Some specific examples: male managers often combine a dark suit (to show how serious they are) with a pink shirt or bright tie to draw attention to themselvves (similar to male peacocks flaunting their tail feathers). They like to brag about their fancy cars and expensive gadgets. They have larger chairs than everyone else. They talk more loudly and interrupt more often. They like to use lots of management jargon and acronyms to set themselves apart. They spend most of the day in meetings, which they tend to dominate–and prefer to hold in their own offices, which are typically larger and nicer than everyone else’s, and which they jealously guard. (On the lek, male birds claim and defend a specific piece of land.)

Although the paper specifically compares these behaviours to lekking, it also points out that male chimpanzees, capuchin monkeys and Japanese macaques assert themselves in very similar ways.

And just to be fair, Braithwaite notes that although the study focused exclusively on men, he has found that some female managers become “Alpha females” to compete with men, while others adopt “a more team-oriented style.”

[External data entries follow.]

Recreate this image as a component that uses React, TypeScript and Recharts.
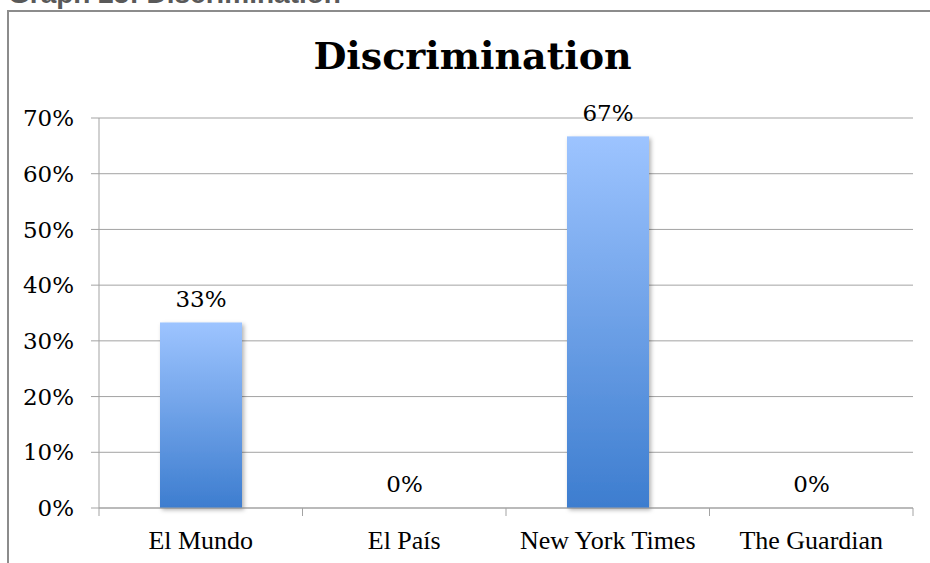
import { Bar, BarChart, CartesianGrid, LabelList, XAxis, YAxis } from "recharts";

const categories = ["El Mundo", "El País", "New York Times", "The Guardian"];
const shares = [33.3, 0, 66.7, 0];
const yTicks = [0, 10, 20, 30, 40, 50, 60, 70];

const data = categories.map((name, i) => ({ name, value: shares[i] }));

const GRID = "#a3a3a3";
const NUM_FONT = "'DejaVu Serif', serif";
const CAT_FONT = "'Liberation Serif', serif";
const X_TICK_MARGIN = 23;

function CategoryTick(props: any) {
  const { x, y, payload, index } = props;
  const half = payload?.offset ?? 0;
  const axisY = y - X_TICK_MARGIN;
  return (
    <g>
      {index === 0 ? <line x1={x - half} x2={x - half} y1={axisY} y2={axisY + 8} stroke={GRID} /> : null}
      <line x1={x + half} x2={x + half} y1={axisY} y2={axisY + 8} stroke={GRID} />
      <text x={x} y={y} dy="0.71em" textAnchor="middle" fill="#000" fontSize={26} fontFamily={CAT_FONT}>
        {payload.value}
      </text>
    </g>
  );
}

// zero bars keep a 1px slot so their label still gets drawn, but no rect
function BarShape(props: any) {
  const { x, y, width, height, payload } = props;
  if (!payload || !(payload.value > 0)) return <g />;
  return <rect x={x} y={y} width={width} height={height} fill="url(#barGrad)" filter="url(#barShadow)" />;
}

export default function App() {
  return (
    <div style={{ position: "fixed", left: 0, top: 0, width: 930, height: 563, overflow: "hidden", background: "#fff" }}>
      <div
        style={{
          position: "absolute",
          left: 8,
          top: -20,
          fontFamily: "'Liberation Sans', sans-serif",
          fontWeight: 700,
          fontSize: 28,
          lineHeight: 1,
          color: "#595959",
          whiteSpace: "nowrap",
        }}
      >
        Graph 25: Discrimination
      </div>
      <div
        style={{
          position: "absolute",
          left: 7,
          top: 10,
          width: 1000,
          height: 1000,
          border: "2px solid #8c8c8c",
        }}
      />
      <div
        style={{
          position: "absolute",
          left: 0,
          top: 37,
          width: 945,
          textAlign: "center",
          fontFamily: NUM_FONT,
          fontWeight: 700,
          fontSize: 38,
          lineHeight: 1,
          color: "#000",
        }}
      >
        Discrimination
      </div>
      <div style={{ position: "absolute", left: 0, top: 0 }}>
        <BarChart width={930} height={563} data={data} margin={{ top: 118, right: 17, bottom: 15, left: 0 }}>
          <defs>
            <linearGradient id="barGrad" x1="0" y1="0" x2="0" y2="1">
              <stop offset="0%" stopColor="#9dc4ff" />
              <stop offset="100%" stopColor="#3d7dcf" />
            </linearGradient>
            <filter id="barShadow" x="-10%" y="-10%" width="130%" height="130%">
              <feDropShadow dx="2" dy="2" stdDeviation="2" floodColor="#000" floodOpacity="0.3" />
            </filter>
          </defs>
          <CartesianGrid vertical={false} stroke={GRID} />
          <XAxis
            dataKey="name"
            height={40}
            axisLine={{ stroke: GRID }}
            tickLine={false}
            tickSize={0}
            tickMargin={X_TICK_MARGIN}
            interval={0}
            tick={<CategoryTick />}
          />
          <YAxis
            width={99}
            domain={[0, 70]}
            ticks={yTicks}
            tickFormatter={(v) => `${v}%`}
            axisLine={{ stroke: GRID }}
            tickLine={{ stroke: GRID }}
            tickSize={8}
            tickMargin={17}
            tick={{ fill: "#000", fontSize: 23, fontFamily: NUM_FONT }}
          />
          <Bar
            dataKey="value"
            fill="url(#barGrad)"
            barSize={82}
            minPointSize={1}
            shape={<BarShape />}
            isAnimationActive={false}
          >
            <LabelList
              dataKey="value"
              position="top"
              offset={15}
              formatter={(v: any) => `${Math.round(Number(v))}%`}
              fill="#000"
              fontSize={23}
              fontFamily={NUM_FONT}
            />
          </Bar>
        </BarChart>
      </div>
    </div>
  );
}
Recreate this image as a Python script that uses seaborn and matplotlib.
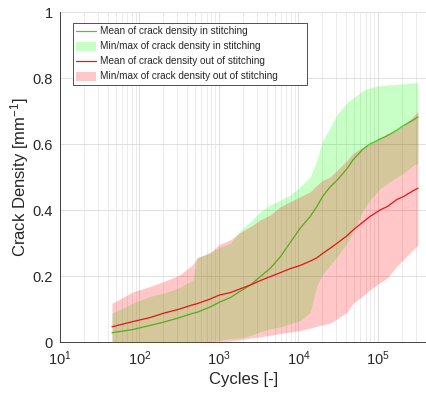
import numpy as np
import pandas as pd
import matplotlib
matplotlib.use("Agg")
import matplotlib.pyplot as plt
import seaborn as sns
from matplotlib.ticker import LogLocator, NullFormatter

# ========== DATA ==========
cycles = [45, 83, 135, 200, 320, 470, 530, 770, 1000, 1400, 1800, 2500, 3300,
          4400, 5900, 7800, 10500, 14000, 17000, 20000, 25000, 30500, 40700,
          48500, 65000, 79000, 106000, 130000, 173000, 206000, 275000, 318000]

mean_in = [0.028, 0.038, 0.050, 0.060, 0.074, 0.087, 0.090, 0.106, 0.120, 0.135,
           0.152, 0.173, 0.198, 0.223, 0.258, 0.300, 0.345, 0.380, 0.410, 0.440,
           0.470, 0.490, 0.525, 0.552, 0.585, 0.600, 0.615, 0.625, 0.642, 0.655,
           0.672, 0.682]
max_in = [0.087, 0.118, 0.138, 0.148, 0.165, 0.188, 0.255, 0.272, 0.285, 0.300,
          0.335, 0.365, 0.395, 0.415, 0.430, 0.445, 0.470, 0.500, 0.550, 0.610,
          0.650, 0.690, 0.725, 0.740, 0.762, 0.770, 0.777, 0.779, 0.781, 0.782,
          0.785, 0.786]
min_in = [0.0, 0.0, 0.0, 0.0, 0.0, 0.0, 0.0, 0.002, 0.005, 0.010, 0.012, 0.020,
          0.031, 0.040, 0.046, 0.055, 0.065, 0.090, 0.170, 0.205, 0.233, 0.258,
          0.300, 0.330, 0.400, 0.430, 0.465, 0.480, 0.500, 0.510, 0.535, 0.541]

mean_out = [0.046, 0.062, 0.074, 0.087, 0.100, 0.113, 0.116, 0.130, 0.142, 0.150,
            0.160, 0.173, 0.186, 0.198, 0.210, 0.222, 0.232, 0.245, 0.255, 0.268,
            0.284, 0.299, 0.322, 0.339, 0.364, 0.380, 0.400, 0.410, 0.432, 0.440,
            0.458, 0.466]
max_out = [0.117, 0.152, 0.168, 0.183, 0.203, 0.235, 0.255, 0.270, 0.295, 0.310,
           0.330, 0.350, 0.370, 0.385, 0.410, 0.425, 0.440, 0.455, 0.475, 0.490,
           0.500, 0.520, 0.550, 0.572, 0.590, 0.600, 0.617, 0.630, 0.642, 0.655,
           0.683, 0.698]
min_out = [0.0, 0.0, 0.0, 0.0, 0.0, 0.0, 0.0, 0.0, 0.0, 0.003, 0.006, 0.012,
           0.016, 0.020, 0.026, 0.030, 0.035, 0.042, 0.048, 0.052, 0.057, 0.070,
           0.090, 0.117, 0.140, 0.158, 0.180, 0.193, 0.230, 0.248, 0.279, 0.294]

df = pd.DataFrame({"cycles": cycles, "mean_in": mean_in, "min_in": min_in,
                   "max_in": max_in, "mean_out": mean_out, "min_out": min_out,
                   "max_out": max_out})

# ========== STYLE ==========
sns.set_style("white")
plt.rcParams['font.family'] = ['Liberation Sans', 'DejaVu Sans']
plt.rcParams['mathtext.fontset'] = 'custom'
plt.rcParams['mathtext.rm'] = 'Liberation Sans'
plt.rcParams['mathtext.it'] = 'Liberation Sans:italic'

fig = plt.figure(figsize=(4.27, 3.94), dpi=100)
ax = fig.add_axes([60 / 427, 52 / 394, 367 / 427, 330 / 394])

# ========== PLOT ==========
sns.lineplot(data=df, x="cycles", y="mean_in", ax=ax, color=(0.25, 0.8, 0.2),
             lw=0.9, label="Mean of crack density in stitching", zorder=2)
ax.fill_between(df["cycles"], df["min_in"], df["max_in"], color=(0, 1, 0),
                alpha=0.22, lw=0, label="Min/max of crack density in stitching", zorder=3)
sns.lineplot(data=df, x="cycles", y="mean_out", ax=ax, color=(0.88, 0.1, 0.1),
             lw=0.9, label="Mean of crack density out of stitching", zorder=4)
ax.fill_between(df["cycles"], df["min_out"], df["max_out"], color=(1, 0, 0),
                alpha=0.22, lw=0, label="Min/max of crack density out of stitching", zorder=5)

ax.set_xscale("log")
ax.set_xlim(10, 10 ** (1 + 367 / 79.5))
ax.set_ylim(0, 1)
ax.set_yticks([0, 0.2, 0.4, 0.6, 0.8, 1])
ax.set_yticklabels(["0", "0.2", "0.4", "0.6", "0.8", "1"])
ax.xaxis.set_major_locator(LogLocator(base=10, numticks=10))
ax.xaxis.set_minor_locator(LogLocator(base=10, subs=np.arange(2, 10), numticks=20))
ax.xaxis.set_minor_formatter(NullFormatter())

ax.grid(True, which="major", color="#dadada", lw=0.6, zorder=0)
ax.grid(True, which="minor", axis="x", color="#e3e3e3", lw=0.5, zorder=0)
ax.set_axisbelow(True)

for s in ["top", "right"]:
    ax.spines[s].set_visible(False)
for s in ["left", "bottom"]:
    ax.spines[s].set_color("#262626")
    ax.spines[s].set_linewidth(0.6)

ax.tick_params(axis="both", which="major", direction="in", length=3.5, width=0.6,
               colors="#262626", labelsize=10.5, pad=5)
ax.tick_params(axis="x", which="minor", direction="in", length=2, width=0.5,
               colors="#262626")

ax.set_xlabel("Cycles [-]", fontsize=12, color="#262626", labelpad=3)
ax.set_ylabel("Crack Density [mm$^{-1}$]", fontsize=12, color="#262626", labelpad=1)

# legend box spans 73..307 px wide, 23..87 px high in the figure
leg = ax.legend(loc="upper left", mode="expand",
                bbox_to_anchor=(73 / 427, 1 - 87 / 394, 234 / 427, 64 / 394),
                bbox_transform=fig.transFigure, fontsize=7.2, frameon=True,
                fancybox=False, edgecolor="#333333", framealpha=1,
                handlelength=2.0, handleheight=1.0, labelspacing=0.5,
                borderpad=0.35, handletextpad=0.35, borderaxespad=0)
leg.get_frame().set_linewidth(0.6)

plt.savefig("out.png", dpi=100)
plt.close()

Knowing how hard-wired this behavior is is important, Braithwaite feels, because “we need to stop being simplistic and realize that changing behaviours and encouraging teamwork is much harder than we think.” Understanding “the unwritten rules which drive people” can help us recognize those rules and work round them.

Maintaining civilization, after all, is primarily a matter of working against the animal instincts that may have served our ancestors well but are counter-productive today.

Now if you’ll excuse me, I feel a sudden urge to go buy a bright-red tie.